I like the way you’re clean shaven. I like that you weren’t when we met. I like that I didn’t ask. I like that your eyes are a Siberian blue; that Alberta means this will be explicitly finite.
I don’t know what I’m looking for anymore. I tell everyone that all I’m after is a forever, but if that were true I wouldn’t be chasing men whose only answer is never.
I fell in love once: slowly. Ridiculously. Obsessively.
Now I just fall in love always. Quick, surreptitiously, and with momentum.
The thing about love is that it’s all true because it all exists. People are perturbed at high-school, five-second love because they’ve never had it. People are constantly lusting for the passionate kind of love because they’ve always dreamed it. People are always looking for the grandeur. The star trail. Because they don’t want to look for the puck.
It seems like everyone forgets about the way you look when the sun just starts to rise. The way your skin feels so unbearably hot when it’s pressed against me–almost as if your bones want to force themselves out of your mouth and into mine.

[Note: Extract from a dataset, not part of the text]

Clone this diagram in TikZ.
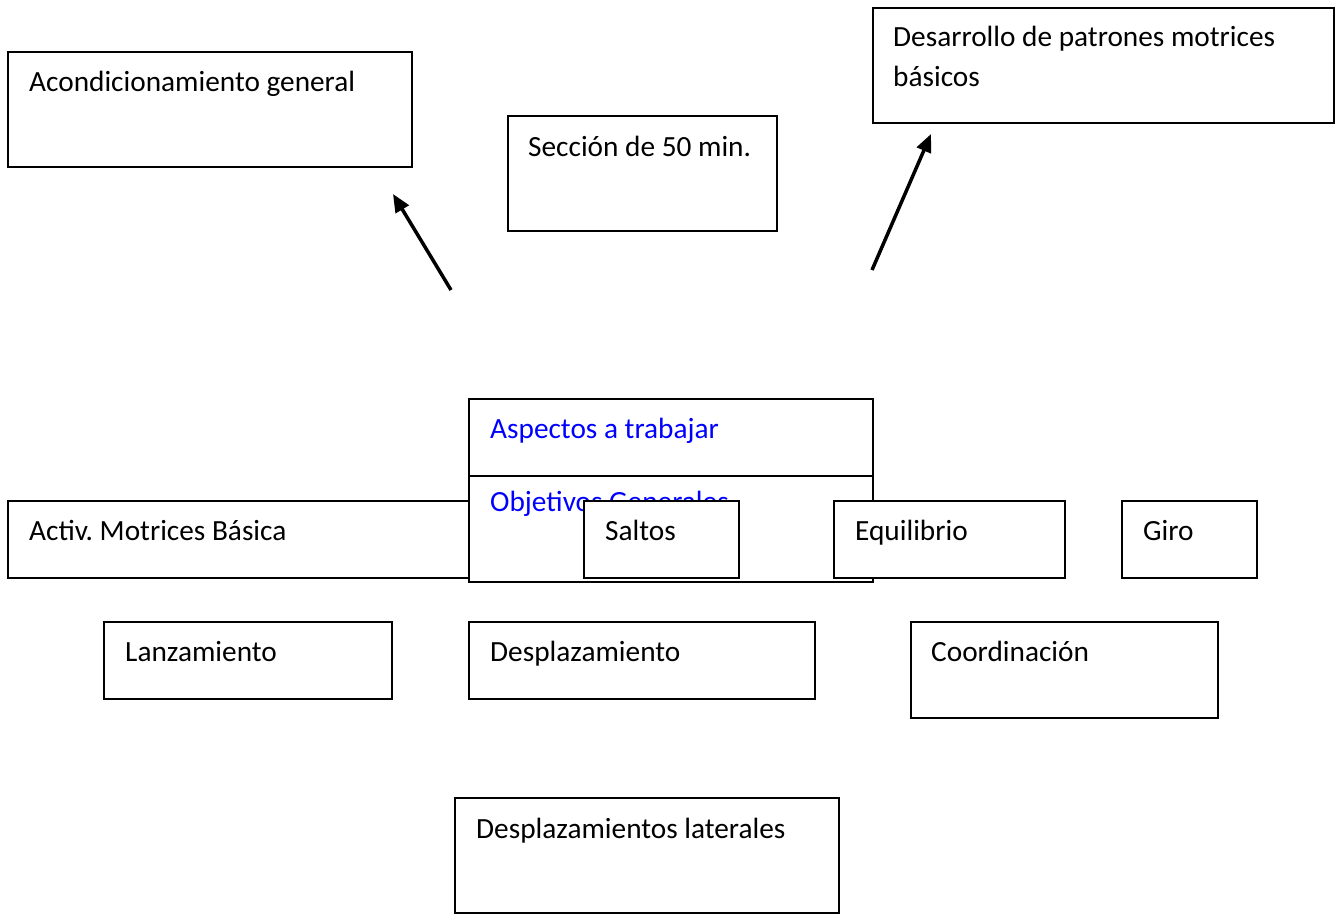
\documentclass[tikz,border=0pt]{standalone}
\usepackage{fontspec}
\setmainfont{Carlito}
\usetikzlibrary{arrows.meta}
\frenchspacing
\tikzset{
  box/.style={draw=black, line width=2pt, fill=white, anchor=north west, inner sep=0pt, outer sep=0pt},
  txt/.style={anchor=base west, inner sep=0pt, font=\fontsize{29.3}{40}\selectfont, align=left},
  bluetxt/.style={txt, text=blue},
  arr/.style={line width=3.5pt, -{Triangle[length=18pt,width=15pt]}}
}
\begin{document}
\begin{tikzpicture}[x=1pt,y=-1pt]
\useasboundingbox (0,0) rectangle (1343,915);
% top row
\node[box, minimum width=404, minimum height=115] (acond) at (8,52) {};
\node[txt] (acondT) at (29,92) {Acondicionamiento general};
\node[box, minimum width=269, minimum height=115] (seccion) at (508,116) {};
\node[txt] (seccionT) at (528,157) {Sección de 50 min.};
\node[box, minimum width=461, minimum height=115] (desarr) at (873,8) {};
\node[txt] (desarrT1) at (893,47) {Desarrollo de patrones motrices};
\node[txt] (desarrT2) at (893,87) {básicos};
% arrows
\coordinate (a1s) at (451,290);
\coordinate (a1e) at (393,194);
\coordinate (a2s) at (872,270);
\coordinate (a2e) at (931,134);
\draw[arr] (a1s) -- (a1e);
\draw[arr] (a2s) -- (a2e);
% middle row
\node[box, minimum width=470, minimum height=77] (activ) at (8,501) {};
\node[txt] (activT) at (29,540) {Activ. Motrices Básica};
\node[box, minimum width=404, minimum height=183] (aspect) at (469,399) {};
\draw[line width=2pt] (aspect.west |- 0,476) coordinate (divL) -- (aspect.east |- 0,476) coordinate (divR);
\node[bluetxt] (aspectT) at (490,438) {Aspectos a trabajar};
\node[bluetxt] (objT) at (490,511) {Objetivos Generales};
\node[box, minimum width=155, minimum height=77] (saltos) at (584,501) {};
\node[txt] (saltosT) at (605,540) {Saltos};
\node[box, minimum width=231, minimum height=77] (equil) at (834,501) {};
\node[txt] (equilT) at (855,540) {Equilibrio};
\node[box, minimum width=135, minimum height=77] (giro) at (1122,501) {};
\node[txt] (giroT) at (1143,540) {Giro};
% lower row
\node[box, minimum width=288, minimum height=77] (lanz) at (104,622) {};
\node[txt] (lanzT) at (125,661) {Lanzamiento};
\node[box, minimum width=346, minimum height=77] (despl) at (469,622) {};
\node[txt] (desplT) at (490,661) {Desplazamiento};
\node[box, minimum width=307, minimum height=96] (coord) at (911,622) {};
\node[txt] (coordT) at (931,661) {Coordinación};
% bottom
\node[box, minimum width=384, minimum height=115] (lat) at (455,798) {};
\node[txt] (latT) at (476,838) {Desplazamientos laterales};
\end{tikzpicture}
\end{document}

It seems like everyone forgets about the way you have seven different laughs. How you touch, but don’t want to. The five seconds of thought that precedes the two seconds your hands always linger.
You ate the ramen I made you because you couldn’t not. You smile at my terrible jokes that stutter out because I can’t form thoughts and stare at your face at the same time. This will be over soon, and I don’t know whether or not you’ll ever find out that you’re beautiful in a way I’ve never had.
I fall in love with myself in the way people show me how. I fall in love with the girl that gets anxious in the moment before a plot drop. I fall in love with the girl that is so offended not to please. With the girl that made something from nothing, to prove a point. With the girl that exists when she wants to, because she was taught a lady always leaves before she is left.
It’s like playing telephone with your traits–hearing yourself reflected through someone else’s mind; feeling the softness of your skin under someone else’s fingertips. The warmth of your tongue radiating from someone else’s mouth. Your insides from another person’s body.
Loving yourself by yourself is a lonely thing; but everyone leaves pieces of themselves wherever they’ve been. We forget toothbrushes and jackets and chargers. We leave behind our hair, dead skin cells–fingerprints on hearts we’ve touched and minds we’ve shattered.
I once thought the point of my life was to give my all to one singular being. To be the virgin, the housewife, the mother, the supporter, the sexual deviant.
I didn’t realize I would never have a choice in the parts of me that people would take; the parts of me that I would eventually leave behind. I didn’t realize that the analogy doesn’t work because we’re less automobile parts and more infinite book pages. That the analogy doesn’t work because there is nothing of me that I could give and still not have.
And this is my second truth: I may never be able to change or alter someone else’s perception of me, but I will always be able to control the perception and thoughts I have of me.